Le leg graduel de la résidence principale en pleine propriété permettrait à Madame de détenir la pleine propriété de son logement sa vie durant, lui permettant d’en disposer comme elle le souhaite, le louer le cas échéant, le fils de Monsieur deviendrait plein propriétaire au décès de Mme.
On peut prévoir un leg graduel avec une clause d’inaliénabilité afin que le bien soit entretenu de manière convenable, pour éviter sa dégradation.
Au décès de Mme, le bien serait réputé transmis directement au fils de Mr, Ce dernier devra payer les droits de succession en tenant compte du lien de parenté avec son père, et pourrait bénéficier une seconde fois de l’abattement en ligne directe
Afin de répondre à l’objectif 2 de Monsieur :
La protection du patrimoine du fils mineur sera analysée en vue de la préservation du patrimoine à transmettre d’une part, et sans intervention de sa mère, ex épouse de Monsieur décédé.
Le legs avec charge
Mr pourrait assortir le legs d’une clause d’inaliénabilité sur certains biens choisis par ses soins
Le fils ne pourrait ni vendre, ni donner les biens transmis. Cela ne pourrait être rendu possible que sur la part qui constitue la quotité disponible. La réserve du fils devra rester sans charge.
La charge pourrait être envisagée jusqu’au 25ème anniversaire du fils.
Elle doit être limitée dans le temps.
La clause bénéficiaire d’assurance vie avec charge
Mr aurait la faculté de désigner son fils bénéficiaire du ou des contrats d’assurance vie sous réserve d’un certain nombre de règles à respecter afin de préserver les capitaux décès d’une consommation rapide et excessive.
Par exemple, jusqu’au 25ème anniversaire, il pourrait imposer une obligation d’emploi des capitaux décès dans un contrat de capitalisation par exemple.
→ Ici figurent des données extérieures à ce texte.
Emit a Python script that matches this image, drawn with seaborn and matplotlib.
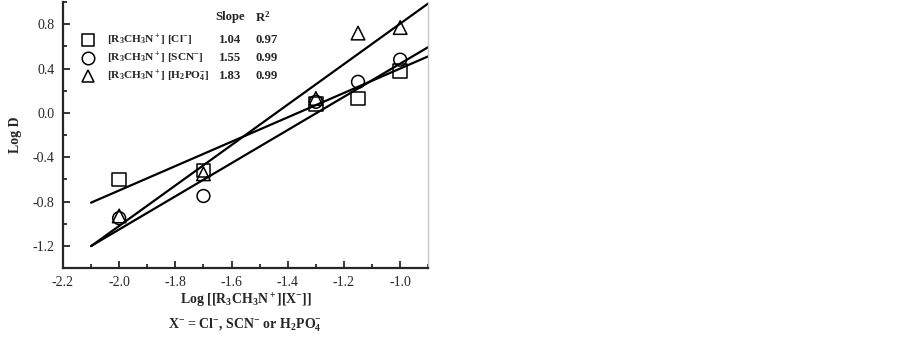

Le mandat à effet posthume
Ce mandat, pris en la forme authentique, permettrait à Mr de désigner à l’avance un mandataire, personne de confiance, qui aurait le rôle de tiers administrateur chargé de gérer tout ou partie de sa propre succession pour le compte et dans l’intérêt de son fils pour une durée de 5 ans à compter du décès de son père, en excluant l’intervention de son ex épouse.